福岡県では、敷引特約がある賃貸借契約が多く見られますが、「敷引き」について法律上の定義があるわけではありません。福岡県あたりの不動産業界の商慣習として認知されている、といった位置づけとなっています。(敷引きは京都にも多いとか)

敷引きって何?ということになりますが、敷引は「退去の際に敷金の一部を返還しない」と入居時に約束したもので、退去時に、借り主の債務の有無に係らず、精算時にその一部を償却し、返還しない取扱いをするものをいうようです。

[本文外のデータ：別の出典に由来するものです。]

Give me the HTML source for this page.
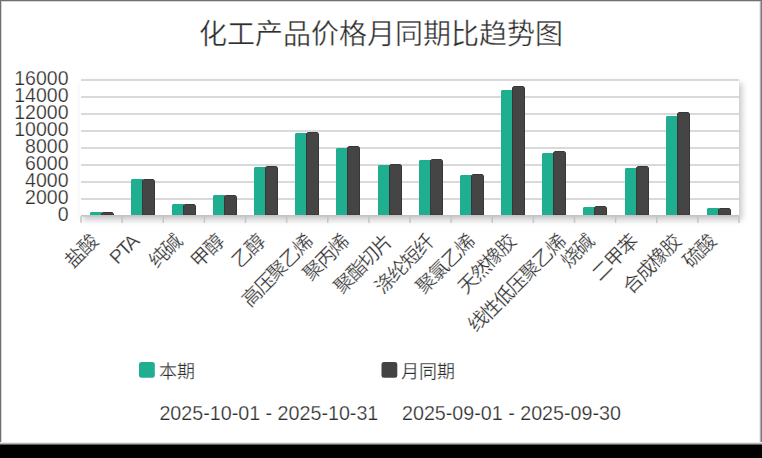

家賃2〜3ヶ月分を敷引きとする特約が多いと思いますが、敷引額には、経年変化及び通常の使用による損耗分など、修繕費の一部も含まれ、実費精算と比べると、その分、家賃は低額に設定される傾向があるそうです。私個人は「実費精算よりも家賃が低額」という点については、???というのが実感です。

 

そこで、敷引きがいくらなら妥当か?ということが問題ということになります。

誰がどう決めたのかは知りませんが、「敷引きは家賃3.5ヶ月が上限」のように書かれているネット記事を多く見かけます。

3.5ヶ月って家賃5万円なら17.5万円ですよね。2ヶ月で10万円。決して安い額ではありません。UR都市再生機構の賃貸住宅は原状回復費用を実費で精算しますが、そんなに取られません。

昨日の記事に書いたように、通常損耗はそもそも家賃に含まれているので、借り主の過失や通常の使用を超える損耗の修繕費に充てる額なんです。

つまり、綺麗に使った人にとっては割高になりやすい、ということです。(だからといって、適当に使ったほうがお得、ということではありません。善管注意義務にのっとって、やっぱり綺麗に使うべき。)

こうやって見ていくと、退去時の原状回復費用の判断も請求も大変であり、トラブルになりやすいため、「定額」としてしまうことでお互いに手を打ちましょう、というのが、「敷引き」の役割だろうと思います。

「定額」にすることで使い放題になったり、使いすぎて高額請求を防ぐことになったり、というサービスは携帯電話や家庭のインターネット回線の使用料なんかでは一般的ですよね。

「原状回復費用を定額にしてしまうことでトラブルを未然に防ぐ(不動産事業者・オーナーも入居者も手間を省けて、面倒なことしなくて良いし〜〜)」ことが「敷引き」の意義じゃないでしょうか?

なお、原状回復にかかるトラブルは裁判になっている事例もあり、「敷引き」にも司法の判断が下されたことがあります。

どう判断されたのか。

「敷引約定は、それなりの合理性を有するものと認められるから、その金額が著しく高額であって、暴利行為にあたるなどの特段の事由がない限りは、その合意は有効である。」(最高裁判例 平成23年3月24日)

「それなりの合理性を有する」って判断なんですね。「それなりの合理性」の中身が知りたいです。

[結論]

契約時に、敷引に関する内容を十分に確認・理解することが大事です。

知っていると、知らないとでは大違い。できるだけきちんとした情報と知識を得ておきましょうね。